# The task:
Repeat the material exactly from its first line to the line that includes "const pLabel = 'P<0,001';". Skip pictures.

# Dataset extract:
>> Begin
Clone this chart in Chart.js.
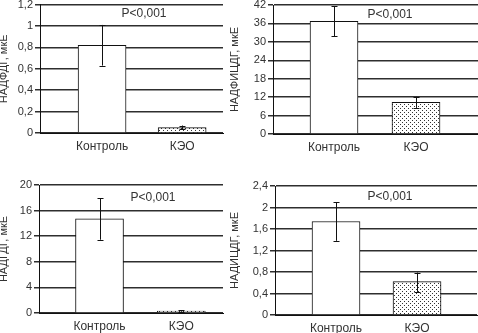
<!DOCTYPE html>
<html>
<head>
<meta charset="utf-8">
<script src="https://cdn.jsdelivr.net/npm/chart.js@4/dist/chart.umd.min.js"></script>
<style>
  body { margin: 0; background: #fff; }
  #wrap { position: relative; width: 478px; height: 333px; overflow: hidden; background: #fff; }
  .panel { position: absolute; }
</style>
</head>
<body>
<div id="wrap">
  <div class="panel" id="p1"><canvas id="c1"></canvas></div>
  <div class="panel" id="p2"><canvas id="c2"></canvas></div>
  <div class="panel" id="p3"><canvas id="c3"></canvas></div>
  <div class="panel" id="p4"><canvas id="c4"></canvas></div>
</div>
<script>
const categories = ['Контроль', 'КЭО'];
const pLabel = 'P<0,001';

// values: mean, lower and upper end of the error bar
const ndfdgMean = [0.82, 0.05];
const ndfdgLow = [0.63, 0.035];
const ndfdgHigh = [1.01, 0.07];

const ndficdgMean = [36.7, 10.3];
const ndficdgLow = [31.9, 8.5];
const ndficdgHigh = [41.6, 12.1];

const ndgdgMean = [14.7, 0.3];
const ndgdgLow = [11.45, 0.2];
const ndgdgHigh = [17.9, 0.4];

const ndicdgMean = [1.74, 0.62];
const ndicdgLow = [1.38, 0.43];
const ndicdgHigh = [2.10, 0.79];

const axisTitles = ['НАДФДГ, мкЕ', 'НАДФИЦДГ, мкЕ', 'НАДГДГ, мкЕ', 'НАДИЦДГ, мкЕ'];
const yMax = [1.2, 42, 20, 2.4];
const yStep = [0.2, 6, 4, 0.4];

Chart.defaults.font.family = '"Liberation Sans", Arial, sans-serif';
Chart.defaults.color = '#333';
Chart.defaults.animation = false;

// dotted fill of the second bar
function dotPattern() {
    const pc = document.createElement('canvas');
    pc.width = 4;
    pc.height = 4;
    const g = pc.getContext('2d');
    g.fillStyle = '#fff';
    g.fillRect(0, 0, 4, 4);
    g.fillStyle = '#333';
    g.fillRect(0, 0, 1, 1);
    g.fillRect(2, 2, 1, 1);
    return g.createPattern(pc, 'repeat');
}

const errorBars = {
    id: 'errorBars',
    afterDatasetsDraw(chart) {
        const ds = chart.data.datasets[0];
        const meta = chart.getDatasetMeta(0);
        const y = chart.scales.y;
        const c = chart.ctx;
        c.save();
        c.strokeStyle = '#111';
        c.lineWidth = 1;
        meta.data.forEach((bar, i) => {
            const x = Math.round(bar.x) + 0.5;
            const top = y.getPixelForValue(ds.errHigh[i]);
            const bottom = y.getPixelForValue(ds.errLow[i]);
            c.beginPath();
            c.moveTo(x, top);
            c.lineTo(x, bottom);
            c.moveTo(x - 3, Math.round(top) + 0.5);
            c.lineTo(x + 3, Math.round(top) + 0.5);
            c.moveTo(x - 3, Math.round(bottom) + 0.5);
            c.lineTo(x + 3, Math.round(bottom) + 0.5);
            c.stroke();
        });
        c.restore();
    }
};

const pText = {
    id: 'pText',
    afterDraw(chart, args, opts) {
        const c = chart.ctx;
        c.save();
        c.font = '12px "Liberation Sans", Arial, sans-serif';
        c.fillStyle = '#333';
        c.textAlign = 'center';
        c.textBaseline = 'middle';
        c.fillText(pLabel, opts.x, opts.y);
        c.restore();
    }
};

function fmt(v) {
    return String(Math.round(v * 10) / 10).replace('.', ',');
}

function makePanel(n, mean, low, high, box) {
    const holder = document.getElementById('p' + n);
    holder.style.left = box.left + 'px';
    holder.style.top = box.top + 'px';
    holder.style.width = box.width + 'px';
    holder.style.height = box.height + 'px';
    const cv = document.getElementById('c' + n);

    new Chart(cv, {
        type: 'bar',
        data: {
            datasets: [{
                data: mean.map((v, i) => ({ x: i, y: v })),
                errLow: low,
                errHigh: high,
                backgroundColor: ['#fff', dotPattern()],
                borderColor: '#111',
                borderWidth: 1,
                barThickness: 48
            }]
        },
        options: {
            responsive: true,
            maintainAspectRatio: false,
            layout: { padding: { top: box.padTop, right: box.padRight, left: 0, bottom: 0 } },
            plugins: {
                legend: { display: false },
                tooltip: { enabled: false },
                pText: { x: box.px, y: box.py }
            },
            scales: {
                x: {
                    type: 'linear',
                    bounds: 'data',
                    offset: false,
                    min: box.xMin,
                    max: box.xMax,
                    afterBuildTicks: s => { s.ticks = categories.map((c, i) => ({ value: i })); },
                    afterFit: s => { s.height = box.xHeight; },
                    grid: { display: false, drawTicks: false, tickLength: 0 },
                    border: { display: true, color: '#111', width: 1 },
                    ticks: {
                        autoSkip: false,
                        maxRotation: 0,
                        padding: 6,
                        font: { size: 12 },
                        callback: v => categories[v] || ''
                    }
                },
                y: {
                    min: 0,
                    max: yMax[n - 1],
                    afterFit: s => { s.width = box.yWidth; },
                    title: {
                        display: true,
                        text: axisTitles[n - 1],
                        font: { size: 11 },
                        padding: { top: 0, bottom: 2 }
                    },
                    grid: { color: '#2e2e2e', lineWidth: 1.5, tickLength: 5 },
                    border: { display: true, color: '#111', width: 1 },
                    ticks: {
                        stepSize: yStep[n - 1],
                        padding: 2,
                        font: { size: 11 },
                        callback: v => fmt(v)
                    }
                }
            }
        },
        plugins: [errorBars, pText]
    });
}

makePanel(1, ndfdgMean, ndfdgLow, ndfdgHigh,
    { left: -3, top: -4, width: 241, height: 169, yWidth: 43, padTop: 8, padRight: 15, xHeight: 32,
      xMin: -0.775, xMax: 1.51, px: 147, py: 18 });
makePanel(2, ndficdgMean, ndficdgLow, ndficdgHigh,
    { left: 228, top: -4, width: 250, height: 169, yWidth: 45, padTop: 9, padRight: 0, xHeight: 31,
      xMin: -0.744, xMax: 1.756, px: 162, py: 19 });
makePanel(3, ndgdgMean, ndgdgLow, ndgdgHigh,
    { left: -3, top: 165, width: 241, height: 168, yWidth: 42, padTop: 20, padRight: 15, xHeight: 20,
      xMin: -0.74, xMax: 1.51, px: 156, py: 33 });
makePanel(4, ndicdgMean, ndicdgLow, ndicdgHigh,
    { left: 228, top: 165, width: 250, height: 168, yWidth: 47, padTop: 21, padRight: 1, xHeight: 18,
      xMin: -0.753, xMax: 1.74, px: 162, py: 32 });
</script>
</body>
</html>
>> End
# Result of the exercise:
Clone this chart in Chart.js.
<!DOCTYPE html>
<html>
<head>
<meta charset="utf-8">
<script src="https://cdn.jsdelivr.net/npm/chart.js@4/dist/chart.umd.min.js"></script>
<style>
  body { margin: 0; background: #fff; }
  #wrap { position: relative; width: 478px; height: 333px; overflow: hidden; background: #fff; }
  .panel { position: absolute; }
</style>
</head>
<body>
<div id="wrap">
  <div class="panel" id="p1"><canvas id="c1"></canvas></div>
  <div class="panel" id="p2"><canvas id="c2"></canvas></div>
  <div class="panel" id="p3"><canvas id="c3"></canvas></div>
  <div class="panel" id="p4"><canvas id="c4"></canvas></div>
</div>
<script>
const categories = ['Контроль', 'КЭО'];
const pLabel = 'P<0,001';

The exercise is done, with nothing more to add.